How ecological opportunity drives asymmetric phenotypic diversity in the gartersnakes, watersnakes, and allies (Natricidae:Thamnophiini)

Adaptive radiation is a common explanation for asymmetric diversity within taxonomic groups. Adaptive radiation is often initiated by ecological opportunity which promotes rapid evolution as species fill unoccupied niche space. Ecological opportunity via colonization can occur on continents where lineages pass through a geographical/environmental barrier, resulting in accelerated rates of phenotypic evolution. North American Thamnophiini (gartersnakes, watersnakes, brownsnakes, and swampsnakes) are a clade of colubroid snakes that exhibit high levels of ecological variance and a wide variety of diet preferences inhabiting many disparate biomes. Additionally, Thamnophiini represents an asymmetric radiation where 57% of species diversity is represented by the gartersnakes (Thamnophis). Furthermore, the group is geographically unevenly distributed, apart from Storeria storerioides, Thamnophis is the only genus that naturally occurs west of the Western Continental Divide in North America. As a result, ecological specializations occur independently throughout the clade with convergence in morphology and ecology shared between western and eastern groups. However, it is unclear if this ecological convergence extends to skeletal morphological traits, which are key for understanding ecological adaptation. Morphology of the snake skull has been shown to be influenced by natural history traits such as habitat and diet. Using high-dimensional shape data collected from µCT-scans and a well-resolved, genome-scale phylogeny of Thamnophiini inferred from genomic data, we conducted geometric morphometrics to analyze the tempo and mode of trait evolution of the snake skull, a highly adaptive component of the snake skeleton. We conducted Bayesian phylogenetic comparative methods that explicitly incorporate background rate heterogeneity across the tree to assess the impact of natural history traits, such as diet and habitat, and geography on morphological evolution and convergence.

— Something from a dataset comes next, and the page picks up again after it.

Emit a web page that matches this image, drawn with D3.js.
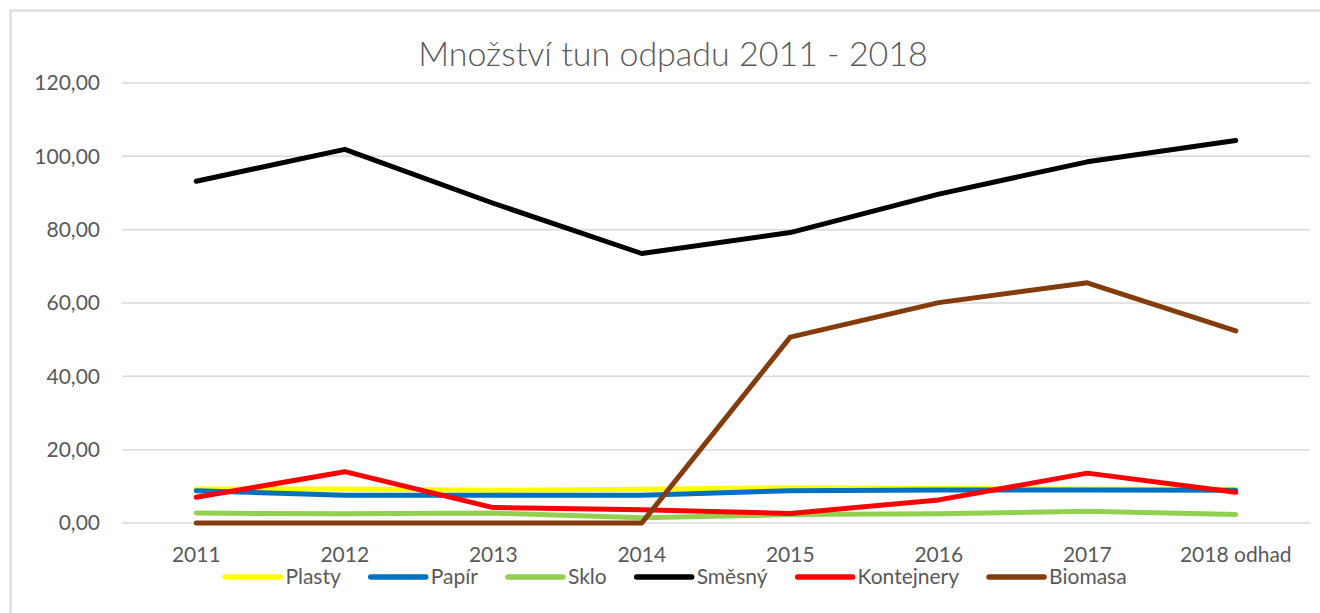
<!DOCTYPE html>
<html lang="cs">
<head>
<meta charset="utf-8">
<title>Množství tun odpadu 2011 - 2018</title>
<script src="https://d3js.org/d3.v7.min.js"></script>
<style>
  body { margin: 0; background: #fff; }
  svg { font-family: Lato, "Open Sans", sans-serif; }
</style>
</head>
<body>
<script>
  // data
  var years = ["2011", "2012", "2013", "2014", "2015", "2016", "2017", "2018 odhad"];
  var seriesNames = ["Plasty", "Papír", "Sklo", "Směsný", "Kontejnery", "Biomasa"];
  var seriesColors = ["#FFFF00", "#0070C0", "#92D050", "#000000", "#FF0000", "#843C0C"];
  var plasty     = [9.3, 9.3, 8.9, 9.2, 9.6, 9.4, 9.3, 9.2];
  var papir      = [8.8, 7.6, 7.6, 7.6, 8.8, 9.0, 9.0, 8.9];
  var sklo       = [2.7, 2.5, 2.7, 1.4, 2.3, 2.5, 3.2, 2.3];
  var smesny     = [93.2, 101.9, 87.2, 73.5, 79.2, 89.7, 98.5, 104.3];
  var kontejnery = [7.0, 14.0, 4.2, 3.6, 2.6, 6.3, 13.6, 8.4];
  var biomasa    = [0, 0, 0, 0, 50.7, 60.1, 65.5, 52.4];
  var yTicks = [0, 20, 40, 60, 80, 100, 120];

  var allValues = [plasty, papir, sklo, smesny, kontejnery, biomasa];

  var width = 1320, height = 613;
  var plotLeft = 122, plotRight = 1310, plotTop = 83, plotBottom = 523;
  var textColor = "#595959";

  var svg = d3.select("body").append("svg")
              .attr("width", width)
              .attr("height", height);

  // chart frame
  svg.append("rect")
     .attr("x", 10.5).attr("y", 10.5)
     .attr("width", width + 20).attr("height", height + 20)
     .attr("fill", "none")
     .attr("stroke", "#d9d9d9")
     .attr("stroke-width", 2);

  var x = d3.scaleBand()
            .domain(years)
            .range([plotLeft, plotRight])
            .padding(0);

  var y = d3.scaleLinear()
            .domain([0, 120])
            .range([plotBottom, plotTop]);

  //gridlines
  svg.append("g")
     .selectAll("line")
     .data(yTicks)
     .join("line")
       .attr("x1", plotLeft).attr("x2", plotRight)
       .attr("y1", d => y(d)).attr("y2", d => y(d))
       .attr("stroke", "#d9d9d9")
       .attr("stroke-width", 1.5);

  //y axis labels
  var fmt = d => d3.format(".2f")(d).replace(".", ",");
  var yAxis = svg.append("g")
     .attr("transform", "translate(100,0)")
     .call(d3.axisLeft(y).tickValues(yTicks).tickFormat(fmt).tickSize(0).tickPadding(0));
  yAxis.select(".domain").remove();
  yAxis.selectAll("text")
       .attr("fill", textColor)
       .attr("font-size", 21)
       .attr("font-family", "Lato, sans-serif");

  //x axis labels
  var xAxis = svg.append("g")
     .attr("transform", "translate(0," + plotBottom + ")")
     .call(d3.axisBottom(x).tickSize(0).tickPadding(24));
  xAxis.select(".domain").remove();
  xAxis.selectAll("text")
       .attr("fill", textColor)
       .attr("font-size", 21)
       .attr("font-family", "Lato, sans-serif");

  //lines
  var line = d3.line()
               .x((d, i) => x(years[i]) + x.bandwidth() / 2)
               .y(d => y(d));

  svg.append("g")
     .selectAll("path")
     .data(allValues)
     .join("path")
       .attr("d", d => line(d))
       .attr("fill", "none")
       .attr("stroke", (d, i) => seriesColors[i])
       .attr("stroke-width", 5)
       .attr("stroke-linejoin", "round")
       .attr("stroke-linecap", "round");

  //title
  svg.append("text")
     .attr("x", 673)
     .attr("y", 66)
     .attr("text-anchor", "middle")
     .attr("fill", textColor)
     .attr("font-size", 34)
     .attr("font-weight", 300)
     .text("Množství tun odpadu 2011 - 2018");

  //legend, laid out from measured text widths and centred
  var legend = svg.append("g");
  var sampleLen = 55, sampleGap = 5, itemGap = 30;
  var items = legend.selectAll("g")
     .data(seriesNames)
     .join("g");
  items.append("line")
       .attr("x1", 0).attr("x2", sampleLen)
       .attr("y1", 0).attr("y2", 0)
       .attr("stroke", (d, i) => seriesColors[i])
       .attr("stroke-width", 5.5)
       .attr("stroke-linecap", "round");
  items.append("text")
       .attr("x", sampleLen + sampleGap)
       .attr("y", 0)
       .attr("dy", "0.35em")
       .attr("fill", textColor)
       .attr("font-size", 21)
       .text(d => d);
  var offs = 0;
  items.each(function() {
    var w = sampleLen + sampleGap + d3.select(this).select("text").node().getComputedTextLength();
    d3.select(this).attr("transform", "translate(" + offs + ",0)");
    offs += w + itemGap;
  });
  var legendWidth = offs - itemGap;
  legend.attr("transform", "translate(" + (676 - legendWidth / 2) + ",577)");
</script>
</body>
</html>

Our results support morphological convergence of skull shape across different ecotypes. Importantly, our results provide evidence that morphological rate is influenced by habitat and geography, with the colonizing western taxa exhibiting higher rates of morphological evolution than eastern taxa. This suggests that a major part of Thamnophiini diversification is strongly influenced by ecological opportunity following the westward expansion of Thamnophis lineages.